Voyages in which a measurable quantity of the ANS oil in excess of the residual which remains, in the normal course of business, after discharge of the oil at the United States Gulf or East Coast ports or Puerto Armuelles would be considered to be coastwise transportation of merchandise within section 883 except that, with regard to the Pacific Coast voyages, if that measurable quantity of ANS oil was unloaded at the same point in Valdez where it was loaded, it would not be considered to be such coastwise transportation.

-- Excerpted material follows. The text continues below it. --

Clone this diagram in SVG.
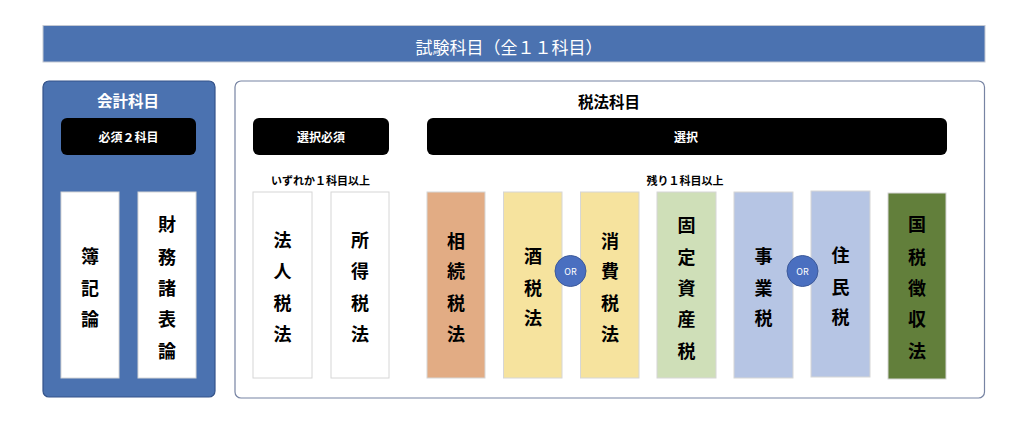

2. The statement in C.S.D. 87-16 that "[t]he vessels used for each part of the transportation are required to be documented for the coastwise trade" is based upon the authority of 46 U.S.C. App. 883 (see also, 46 U.S.C. App. 319) which is under the jurisdiction of the Customs Service. This statement does represent an official ruling of Customs with respect to this issue.

3. A vessel on a non-coastwise voyage between a United States port and a foreign port could clear Customs without a registry endorsement. We take no position with regard to the question of whether such a vessel would be required, for other purposes, to have a registry endorsement.

4. Customs Service Decision 87-16 was not intended to have any effect on the laws, including 46 U.S.C. 8502(a), regulations, or policies governing pilotage and we take no position on the possible relevance of determinations by Customs for purposes of 46 U.S.C. App. 883 to the application of 46 U.S.C. 8502(a).